Un
film come questo mancava all’ Italia, tipico
esempio di quella commedia neo-realista del terzo
millennio, ma che riesce a evitare l’autocommiserazione
e le deprimenti “sbrodolate” esistenziali
alla Muccino.
Film al femminile, sono due le protagoniste “portanti”,
la rivelazione Isabella Aragonese e Sabrina Ferilli
(qui nel ruolo di Daniela, capotelefonista, inflessibile
e inaspettatamente fragile), feroce, cinico e
allegro, Tutta la vita davanti è il film-denuncia
del precariato, visto con i disincantati occhi
di chi cerca giustizia in un’ Italia che
sembra non ascoltare.
La trama ripete il calvario di un qualsiasi neolaureato
a pieni voti che non riesce ad esprimere il proprio
talento e le proprie competenze e si deve adattare
a lavori di ripiego che mortificano la sua reputazione
e i suoi sacrifici.

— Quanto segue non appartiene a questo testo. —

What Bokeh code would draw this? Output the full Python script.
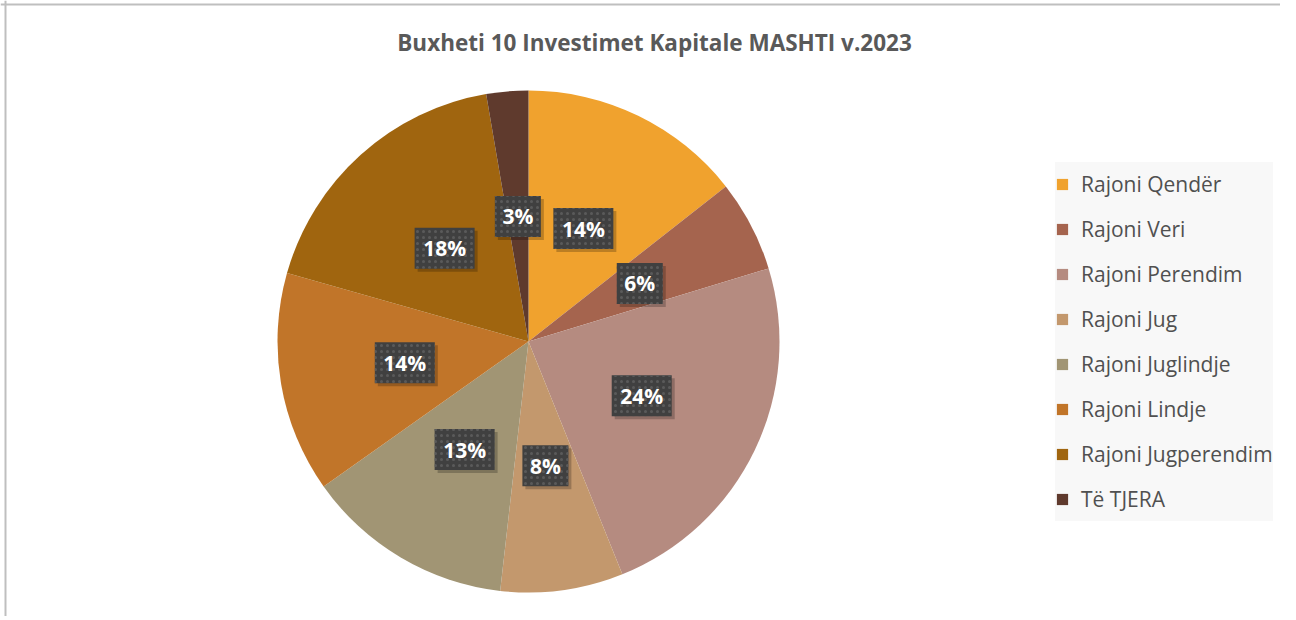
import math
from bokeh.plotting import figure
from bokeh.models import ColumnDataSource, Label, Range1d, Span
from bokeh.core.properties import value
from bokeh.embed import file_html
from bokeh.resources import INLINE

# ---- data ----
regions = ["Rajoni Qendër", "Rajoni Veri", "Rajoni Perendim", "Rajoni Jug",
           "Rajoni Juglindje", "Rajoni Lindje", "Rajoni Jugperendim", "Të TJERA"]
shares = [14.4, 5.9, 23.6, 7.9, 13.4, 14.2, 17.9, 2.7]
colors = ["#F0A22E", "#A5644E", "#B58B80", "#C3986D",
          "#A19574", "#C17529", "#A0650F", "#5F3A2D"]
title_text = "Buxheti 10 Investimet Kapitale MASHTI v.2023"

# ---- layout ----
W, H = 1280, 616
CX, CY, R = 528, H - 341, 251

total = sum(shares)
starts, ends, lx, ly, labels, bw = [], [], [], [], [], []
cum = 0.0
for s in shares:
    f0 = cum / total
    f1 = (cum + s) / total
    starts.append(math.pi / 2 - 2 * math.pi * f1)
    ends.append(math.pi / 2 - 2 * math.pi * f0)
    mid = (f0 + f1) / 2
    a = 2 * math.pi * mid
    lx.append(CX + 0.5 * R * math.sin(a))
    ly.append(CY + 0.5 * R * math.cos(a))
    t = f"{round(100 * s / total)}%"
    labels.append(t)
    bw.append(18 + 14 * len(t))
    cum += s

src = ColumnDataSource(dict(region=regions, color=colors, start=starts, end=ends,
                            x=[CX] * len(shares), y=[CY] * len(shares)))
lab_src = ColumnDataSource(dict(x=lx, y=ly, text=labels, w=bw,
                                sx=[v + 3 for v in lx], sy=[v - 3 for v in ly]))

p = figure(width=W, height=H, output_backend="svg", toolbar_location=None,
           x_range=Range1d(0, W), y_range=Range1d(0, H), min_border=0)
p.axis.visible = False
p.grid.visible = False
p.outline_line_color = None
p.background_fill_color = "white"
p.border_fill_color = "white"

p.wedge(x="x", y="y", radius=R, start_angle="start", end_angle="end",
        fill_color="color", line_color=None, source=src, legend_field="region")

# label shadows and boxes
p.rect(x="sx", y="sy", width="w", height=41, width_units="screen", height_units="screen",
       fill_color="black", fill_alpha=0.22, line_color=None, source=lab_src)
p.rect(x="x", y="y", width="w", height=41, width_units="screen", height_units="screen",
       fill_color="#404040", line_color=None, source=lab_src,
       hatch_pattern="dot", hatch_color="#5a5a5a", hatch_scale=6, hatch_weight=1.5)
p.text(x="x", y="y", text="text", source=lab_src, text_align="center",
       text_baseline="middle", text_font=value("Open Sans"), text_font_style="bold",
       text_font_size="21px", text_color="white")

title = Label(x=654, y=H - 42, text=title_text, text_align="center",
              text_baseline="middle", text_font="Open Sans", text_font_style="bold",
              text_font_size="22.5px", text_color="#595959")
p.add_layout(title)

# chart border (top and left visible)
p.add_layout(Span(location=H - 4, dimension="width", line_color="#BFBFBF", line_width=2))
p.add_layout(Span(location=5, dimension="height", line_color="#BFBFBF", line_width=2))

leg = p.legend[0]
leg.location = (1055, H - 521)
leg.background_fill_color = "#F8F8F8"
leg.background_fill_alpha = 1.0
leg.border_line_color = None
leg.label_text_font = "Open Sans"
leg.label_text_font_size = "21px"
leg.label_text_color = "#505050"
leg.glyph_width = 14
leg.glyph_height = 14
leg.label_height = 44
leg.spacing = 1
leg.padding = 12
leg.margin = 0
leg.label_standoff = 12

open("out.html", "w").write(file_html(p, INLINE))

Qui Marta (Isabella Ragonese),
una bravissima e bellissima neolaureata in filosofia
(tesi su Hanna Arendt e Martin Heidegger), vive
con curiosità, incredulità l’impiego
part-time alla Multiple, offertole dalla sua coinquilina,
Sonia (Micaela Ramazzotti), una “sciacquetta”
un po’ scapestrata, diametralmente opposta
a lei, ma, in fondo, di buoni principi.
Il compito di Marta è quello di tanti precari
al giorno d’oggi: fare telefonate, procurare
appuntamenti finalizzati alla vendita di un elettrodomestico
da cucina, tutti “schiacciati” e “indottrinati”

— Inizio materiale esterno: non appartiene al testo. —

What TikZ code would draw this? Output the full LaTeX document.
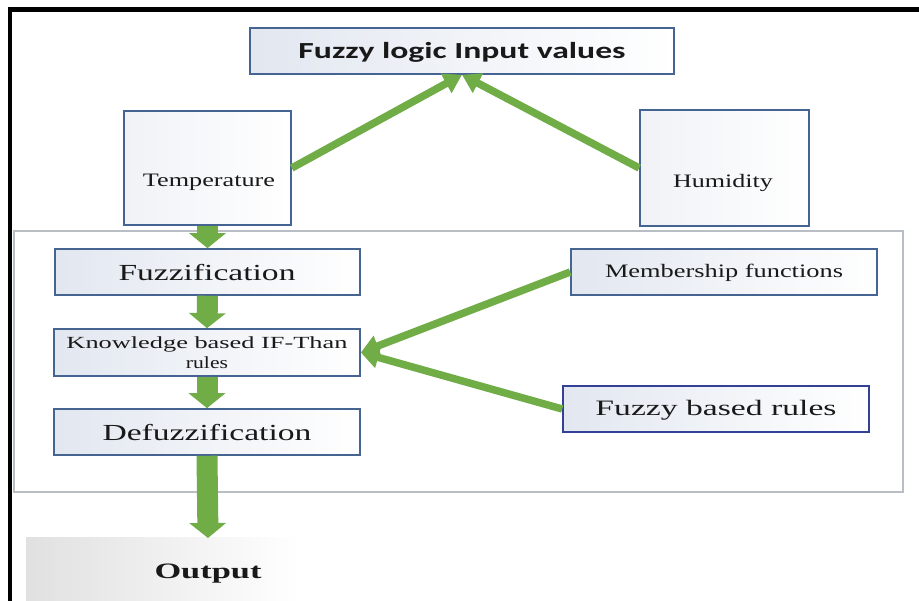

da una filosofia della competizione e della meritocrazia
cinica e spietata.
La satira di Virzì è efficace nel
ritrarre questo “ottimismo” e “buonismo”
aziendale di stampo americano (che ipocritamente
nasconde mobbing e nonnismo tra dipendenti e tra
capi), la filosofia dei vincenti, soprattutto
con la trovata della danza motivazionale di inizio
turno: guidate dalla team-leader Sabrina Ferilli,
le telefoniste devono improvvisare tutti i giorni
una specie di coreografia danzante (stile aerobica)

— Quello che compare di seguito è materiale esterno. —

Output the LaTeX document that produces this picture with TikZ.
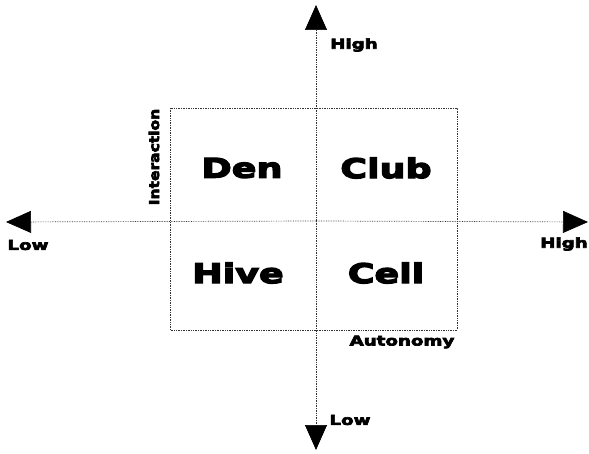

ripetendo a sé stesse di essere le migliori,
salutando con “fresco ottimismo” la
nuova giornata di lavoro che le attende. Un rituale
e un clima di sapore fantozziano, repressione,
sottomissione e frustrazione che durante il film
esploderanno, più di una volta, in un’allegorica
“cagata pazzesca” , ma con conseguenze
più serie e più tragiche. Il finale
e la prosecuzione di Tutta la vita davanti non
è da rivelarsi, anche se alla fine prevarranno
i buoni sentimenti, come è giusto che sia.
In ogni caso questo film non lascia impassibili
gli spettatori, è divertente, ma fa anche
riflettere, sicuramente, pur non essendo assolutamente
un film militante, contribuirà a fare avvicinare
i giovani ai call-center con occhi diversi.
Virzì costruisce dei buoni personaggi,
ognuno un ritratto, abbastanza fedele alla realtà.
Pur essendo un film al femminile (anche perché
il call-center dispone di personale tutto femminile),
i personaggi maschili sono ben caratterizzati:
Elio Germano, un represso e apparentemente motivatissimo
dealer del robottino “Multiple”; Massimo
Ghini, il carismatico, fintamente generoso e gioviale
direttore generale dell’azienda, da tutti
venerato come un padre più per opportunismo
e per paura, che per un reale sentimento; Valerio
Mastandrea, la figura più amara e commovente
del film, il sindacalista che cerca di aiutare
le ragazze a denunciare i soprusi e per tutta
risposta viene quotidianamente dileggiato, cercherà
di intrecciare una storia con Marta, ma senza
gran successo. Mastandrea rappresenta il fallimento
del sindacato italiano e, al tempo stesso, l’incapacità
dei giovani d’oggi alla ribellione, narcotizzati
e soverchiati dai giochi di potere.
Dice Virzì di questo ultimo lavoro: Il
mio è un film dallo sguardo civile, una
commedia all’italiana che arriva dopo anni
da Ovosodo, il mio primo film sul lavoro del nuovo
millennio.
Una dichiarazione un po’ troppo ambiziosa,
accontentiamoci forse di dire che Tutta la vita
davanti è un film che, metaforicamente,
restituisce ai giovani il posto che meritano.